--- Start SOURCE DATA ---

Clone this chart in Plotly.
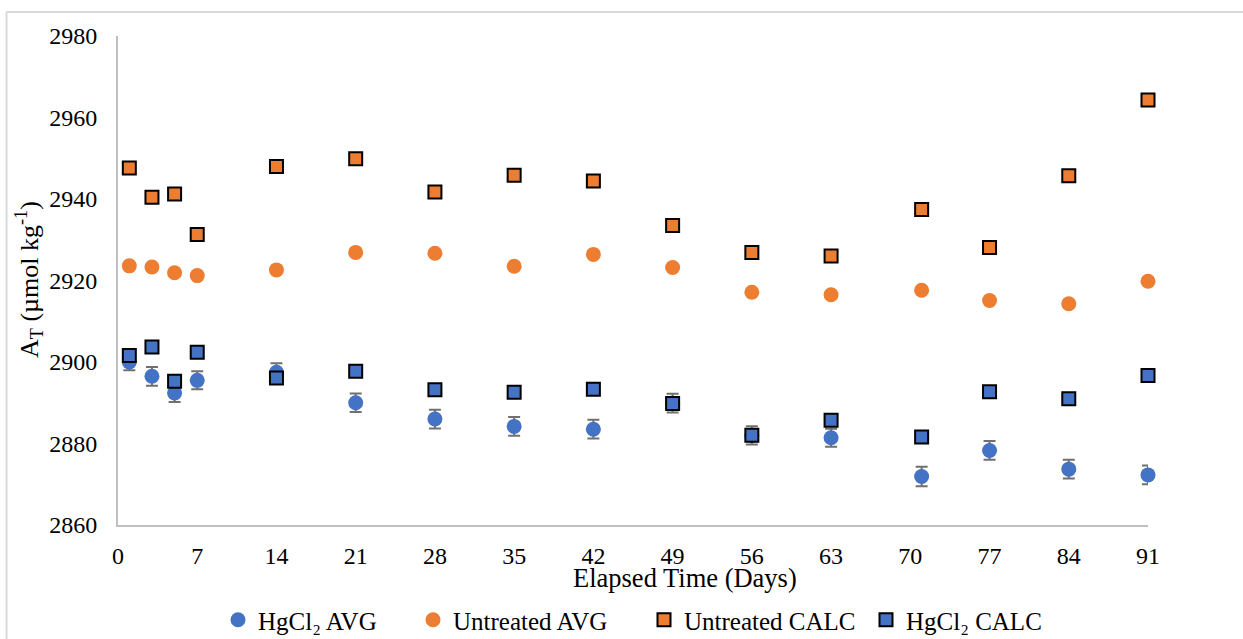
import plotly.graph_objects as go

days = [1, 3, 5, 7, 14, 21, 28, 35, 42, 49, 56, 63, 71, 77, 84, 91]

hgcl2_avg = [2900.0, 2896.5, 2892.4, 2895.5, 2897.5, 2890.0, 2886.0, 2884.2,
             2883.5, 2889.9, 2882.0, 2881.4, 2871.9, 2878.3, 2873.7, 2872.3]
hgcl2_err = [2.0, 2.3, 2.2, 2.2, 2.2, 2.3, 2.3, 2.3,
             2.3, 2.3, 2.25, 2.2, 2.4, 2.3, 2.3, 2.3]
untreated_avg = [2923.6, 2923.3, 2921.9, 2921.2, 2922.6, 2926.9, 2926.7, 2923.5,
                 2926.4, 2923.2, 2917.1, 2916.5, 2917.6, 2915.1, 2914.3, 2919.8]
untreated_calc = [2947.6, 2940.4, 2941.2, 2931.3, 2948.0, 2949.9, 2941.7, 2945.8,
                  2944.4, 2933.5, 2926.9, 2926.0, 2937.4, 2928.1, 2945.7, 2964.3]
hgcl2_calc = [2901.6, 2903.7, 2895.3, 2902.4, 2896.1, 2897.7, 2893.2, 2892.6,
              2893.3, 2889.8, 2882.0, 2885.7, 2881.6, 2892.7, 2891.0, 2896.7]

x_ticks = [0, 7, 14, 21, 28, 35, 42, 49, 56, 63, 70, 77, 84, 91]
y_ticks = [2860, 2880, 2900, 2920, 2940, 2960, 2980]

series_names = ["HgCl₂ AVG", "Untreated AVG", "Untreated CALC", "HgCl₂ CALC"]

BLUE = "#4472C4"
ORANGE = "#ED7D31"
FONT = "Liberation Serif"

fig = go.Figure()

fig.add_trace(go.Scatter(
    x=days, y=hgcl2_avg, mode="markers", name=series_names[0], legend="legend",
    marker=dict(symbol="circle", size=15, color=BLUE),
    error_y=dict(type="data", array=hgcl2_err, visible=True,
                 color="#707070", thickness=2, width=6),
    cliponaxis=False,
))
fig.add_trace(go.Scatter(
    x=days, y=untreated_avg, mode="markers", name=series_names[1], legend="legend2",
    marker=dict(symbol="circle", size=15, color=ORANGE),
    cliponaxis=False,
))
fig.add_trace(go.Scatter(
    x=days, y=untreated_calc, mode="markers", name=series_names[2], legend="legend3",
    marker=dict(symbol="square", size=13, color=ORANGE,
                line=dict(color="black", width=2)),
    cliponaxis=False,
))
fig.add_trace(go.Scatter(
    x=days, y=hgcl2_calc, mode="markers", name=series_names[3], legend="legend4",
    marker=dict(symbol="square", size=13, color=BLUE,
                line=dict(color="black", width=2)),
    cliponaxis=False,
))

L, R, T, B = 118, 95, 36, 114
W, H = 1243, 639
pw = W - L - R
ph = H - T - B

def px_x(px):
    return (px - L) / pw

def px_y(py):
    return (H - B - py) / ph

def legend_at(px_left):
    return dict(orientation="h", x=px_x(px_left), xanchor="left",
                y=px_y(620), yanchor="middle",
                font=dict(family=FONT, size=25, color="black"),
                bgcolor="rgba(0,0,0,0)")

fig.update_layout(
    width=W, height=H,
    margin=dict(l=L, r=R, t=T, b=B, autoexpand=False),
    paper_bgcolor="white", plot_bgcolor="white",
    font=dict(family=FONT, size=24, color="black"),
    showlegend=True,
    legend=legend_at(218),
    legend2=legend_at(413),
    legend3=legend_at(644),
    legend4=legend_at(866),
    xaxis=dict(range=[0, 91], tickvals=x_ticks, ticktext=[str(v) for v in x_ticks],
               showgrid=False, zeroline=False, showline=True,
               linecolor="#bfbfbf", linewidth=2, ticks="",
               ticklabelstandoff=8,
               tickfont=dict(family=FONT, size=24, color="black")),
    yaxis=dict(range=[2860, 2980], tickvals=y_ticks,
               showgrid=False, zeroline=False, showline=True,
               linecolor="#bfbfbf", linewidth=2, ticks="",
               ticklabelstandoff=14,
               tickfont=dict(family=FONT, size=24, color="black")),
    annotations=[
        dict(text="Elapsed Time (Days)", xref="paper", yref="paper",
             x=px_x(685), y=px_y(578), xanchor="center", yanchor="middle",
             showarrow=False, font=dict(family=FONT, size=26.5, color="black")),
        dict(text="A<sub>T</sub> (µmol kg<sup>-1</sup>)", xref="paper", yref="paper",
             x=px_x(29), y=px_y(280), xanchor="center", yanchor="middle",
             textangle=-90, showarrow=False,
             font=dict(family=FONT, size=26, color="black")),
    ],
    shapes=[
        dict(type="line", xref="paper", yref="paper",
             x0=px_x(6.5), x1=px_x(1250), y0=px_y(12), y1=px_y(12),
             line=dict(color="#d9d9d9", width=2)),
        dict(type="line", xref="paper", yref="paper",
             x0=px_x(6.5), x1=px_x(6.5), y0=px_y(12), y1=px_y(645),
             line=dict(color="#d9d9d9", width=2)),
    ],
)

fig.write_html("out.html")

--- End SOURCE DATA ---

> **EXERCISE DESCRIPTION**
Restate the full listing verbatim and drop every picture.

> **WRITTEN RESPONSE**
Clone this chart in Plotly.
import plotly.graph_objects as go

days = [1, 3, 5, 7, 14, 21, 28, 35, 42, 49, 56, 63, 71, 77, 84, 91]

hgcl2_avg = [2900.0, 2896.5, 2892.4, 2895.5, 2897.5, 2890.0, 2886.0, 2884.2,
             2883.5, 2889.9, 2882.0, 2881.4, 2871.9, 2878.3, 2873.7, 2872.3]
hgcl2_err = [2.0, 2.3, 2.2, 2.2, 2.2, 2.3, 2.3, 2.3,
             2.3, 2.3, 2.25, 2.2, 2.4, 2.3, 2.3, 2.3]
untreated_avg = [2923.6, 2923.3, 2921.9, 2921.2, 2922.6, 2926.9, 2926.7, 2923.5,
                 2926.4, 2923.2, 2917.1, 2916.5, 2917.6, 2915.1, 2914.3, 2919.8]
untreated_calc = [2947.6, 2940.4, 2941.2, 2931.3, 2948.0, 2949.9, 2941.7, 2945.8,
                  2944.4, 2933.5, 2926.9, 2926.0, 2937.4, 2928.1, 2945.7, 2964.3]
hgcl2_calc = [2901.6, 2903.7, 2895.3, 2902.4, 2896.1, 2897.7, 2893.2, 2892.6,
              2893.3, 2889.8, 2882.0, 2885.7, 2881.6, 2892.7, 2891.0, 2896.7]

x_ticks = [0, 7, 14, 21, 28, 35, 42, 49, 56, 63, 70, 77, 84, 91]
y_ticks = [2860, 2880, 2900, 2920, 2940, 2960, 2980]

series_names = ["HgCl₂ AVG", "Untreated AVG", "Untreated CALC", "HgCl₂ CALC"]

BLUE = "#4472C4"
ORANGE = "#ED7D31"
FONT = "Liberation Serif"

fig = go.Figure()

fig.add_trace(go.Scatter(
    x=days, y=hgcl2_avg, mode="markers", name=series_names[0], legend="legend",
    marker=dict(symbol="circle", size=15, color=BLUE),
    error_y=dict(type="data", array=hgcl2_err, visible=True,
                 color="#707070", thickness=2, width=6),
    cliponaxis=False,
))
fig.add_trace(go.Scatter(
    x=days, y=untreated_avg, mode="markers", name=series_names[1], legend="legend2",
    marker=dict(symbol="circle", size=15, color=ORANGE),
    cliponaxis=False,
))
fig.add_trace(go.Scatter(
    x=days, y=untreated_calc, mode="markers", name=series_names[2], legend="legend3",
    marker=dict(symbol="square", size=13, color=ORANGE,
                line=dict(color="black", width=2)),
    cliponaxis=False,
))
fig.add_trace(go.Scatter(
    x=days, y=hgcl2_calc, mode="markers", name=series_names[3], legend="legend4",
    marker=dict(symbol="square", size=13, color=BLUE,
                line=dict(color="black", width=2)),
    cliponaxis=False,
))

L, R, T, B = 118, 95, 36, 114
W, H = 1243, 639
pw = W - L - R
ph = H - T - B

def px_x(px):
    return (px - L) / pw

def px_y(py):
    return (H - B - py) / ph

def legend_at(px_left):
    return dict(orientation="h", x=px_x(px_left), xanchor="left",
                y=px_y(620), yanchor="middle",
                font=dict(family=FONT, size=25, color="black"),
                bgcolor="rgba(0,0,0,0)")

fig.update_layout(
    width=W, height=H,
    margin=dict(l=L, r=R, t=T, b=B, autoexpand=False),
    paper_bgcolor="white", plot_bgcolor="white",
    font=dict(family=FONT, size=24, color="black"),
    showlegend=True,
    legend=legend_at(218),
    legend2=legend_at(413),
    legend3=legend_at(644),
    legend4=legend_at(866),
    xaxis=dict(range=[0, 91], tickvals=x_ticks, ticktext=[str(v) for v in x_ticks],
               showgrid=False, zeroline=False, showline=True,
               linecolor="#bfbfbf", linewidth=2, ticks="",
               ticklabelstandoff=8,
               tickfont=dict(family=FONT, size=24, color="black")),
    yaxis=dict(range=[2860, 2980], tickvals=y_ticks,
               showgrid=False, zeroline=False, showline=True,
               linecolor="#bfbfbf", linewidth=2, ticks="",
               ticklabelstandoff=14,
               tickfont=dict(family=FONT, size=24, color="black")),
    annotations=[
        dict(text="Elapsed Time (Days)", xref="paper", yref="paper",
             x=px_x(685), y=px_y(578), xanchor="center", yanchor="middle",
             showarrow=False, font=dict(family=FONT, size=26.5, color="black")),
        dict(text="A<sub>T</sub> (µmol kg<sup>-1</sup>)", xref="paper", yref="paper",
             x=px_x(29), y=px_y(280), xanchor="center", yanchor="middle",
             textangle=-90, showarrow=False,
             font=dict(family=FONT, size=26, color="black")),
    ],
    shapes=[
        dict(type="line", xref="paper", yref="paper",
             x0=px_x(6.5), x1=px_x(1250), y0=px_y(12), y1=px_y(12),
             line=dict(color="#d9d9d9", width=2)),
        dict(type="line", xref="paper", yref="paper",
             x0=px_x(6.5), x1=px_x(6.5), y0=px_y(12), y1=px_y(645),
             line=dict(color="#d9d9d9", width=2)),
    ],
)

fig.write_html("out.html")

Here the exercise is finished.